BEE 046
Sortie le 16 juin
BEEJAZZ/ ABEILLE Musique Distribution
Si « la valeur n’attend pas le nombre des années », dans le cas d’Antonin Tri Hoang, la formule semble se vérifier une fois encore.
Après des études de clarinette au conservatoire, le jeune homme découvre le jazz en écoutant Hubert Rostaing, Benny Goodman. Ce qui est en soi, déjà formidable. Il se met à l’alto, quand il découvre le bop et Charlie Parker.

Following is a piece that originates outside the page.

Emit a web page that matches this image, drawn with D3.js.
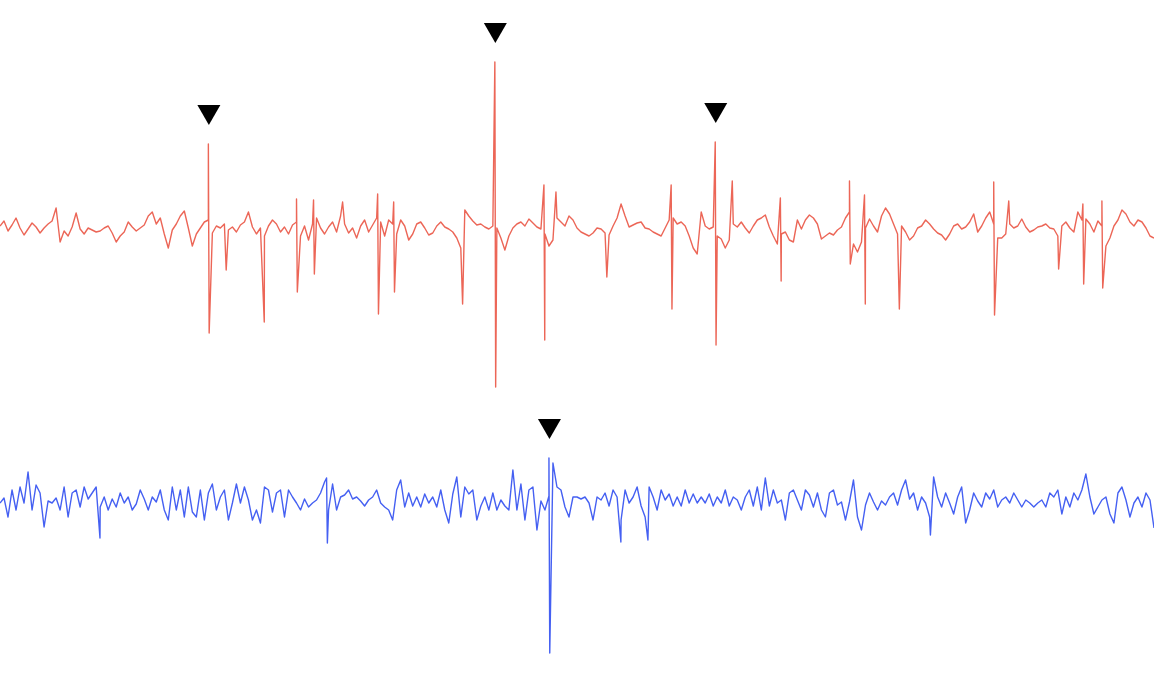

Entrant au CNSM, il est repéré à 20 ans par Daniel Yvinek, authentique « talent scout », directeur artistique d’un ONJ nouvelle formule, qui a choisi parmi la jeune scène française des musiciens pluri-instrumentistes, de cultures différentes.
Antonin a intégré l’histoire du jazz, en connaît ses pères et repères mais il a écouté autant Monk que Ligeti ou Sonic Youth.
La suite, on la connaît… Antonin est vite remarqué au sein de l’orchestre et comme il a envie de de voler de ses propres ailes, il se lancera dans une nouvelle aventure, galvanisé par l’audacieux Mohamed Gastli, directeur artistique de Bee jazz, toujours à l’affût de nouvelles aventures musicales.
Composant son premier album, Antonin souhaitait jouer en duo avec un pianiste … Ce sera Benoît Delbecq qu’il admire depuis la nébuleuse Hask, Kartet et évidemment le duo Ambitronix.
Ecoutons le saxophoniste exposer son projet, nul ne saurait mieux en évoquer les lignes directrices :
« Fabriquer des aéroplanes en papier c’est un peu ce que j’ai essayé de faire : composer des structures plus ou moins complètes auxquelles il manquait un angle et une impulsion pour voler. C’est en les jouant avec Benoît Delbecq qu’elles ont trouvé leur trajectoire, leur itinéraire.
Le résultat est un disque étonnant, épuré, de onze pièces, prétextes à une démonstration de sobriété et de finesse, pensées chacune comme une étude d’atmosphère précise, nettoyées de toute scorie. Une parfaite justesse de ton fait de chaque morceau un concentré d’univers musical.
Les deux complices mettent en avant la souplesse de ce jazz de chambre qui n’est jamais mieux servi que quand il est joué avec douceur. Donc une entrée sans fracas, prélude à l’envol qui suit, d’autant plus étonnant qu’on demeure ainsi, longtemps, en apesanteur, porté par de faux rebonds, des suspens harmoniques et rythmiques.
Quelle est la teneur de cette musique ? Délicate et fragile, sans effet virtuose apparent. Benoît Delbecq prépare toujours son piano, accompagne en filigrane, s’impose subtilement en arrière-plan, alors qu’Antonin Tri -Hoang fait entendre son fredon doucement, alternant avec bonheur saxophone alto et clarinette basse. Leur langage privilégie le discontinu, la césure, quand ce n’est pas le retrait, avec cependant des phrases peaufinées, comme polies, qui brillent d’un éclat renouvelé, à chaque intervention d’Antonin. Du coup, Benoit Delbecq se livre avec bonheur au jeu d’un texte ouvert.
C’est qu’à l’encontre du discours actuel, l’émotion seule n’envahit plus le champ musical, dans ce duo qui favorise la circulation du sens poétique : autant de signes qui ne répondent à aucune nostalgie malgré l’apparence du souvenir et une discrète mélancolie qui parcourt l’album.
Soulignons enfin tout l’intérêt de la maquette, des plus originales, dont le graphisme suivant les plis et replis de l’aéroplane fait penser au travail des origamistes. Des citations de Proust, de Gainsbourg (Marilou) et d‘Elena Andreiev, illustrant le titre « Aéroplanes », sont comme autant de prédelles précisant l’exposé narratif d’un tableau -dont on aperçoit d’ailleurs une reproduction de paysage flamand du seizième, masqué par un cache peint à l’aérosol ou à l’acrylique. De quoi emporter définitivement notre adhésion envers ce projet cohérent, esthétiquement réussi, éclectiquement de bon ton.
Hautement recommandé en ce début d’été pour survoler les plages.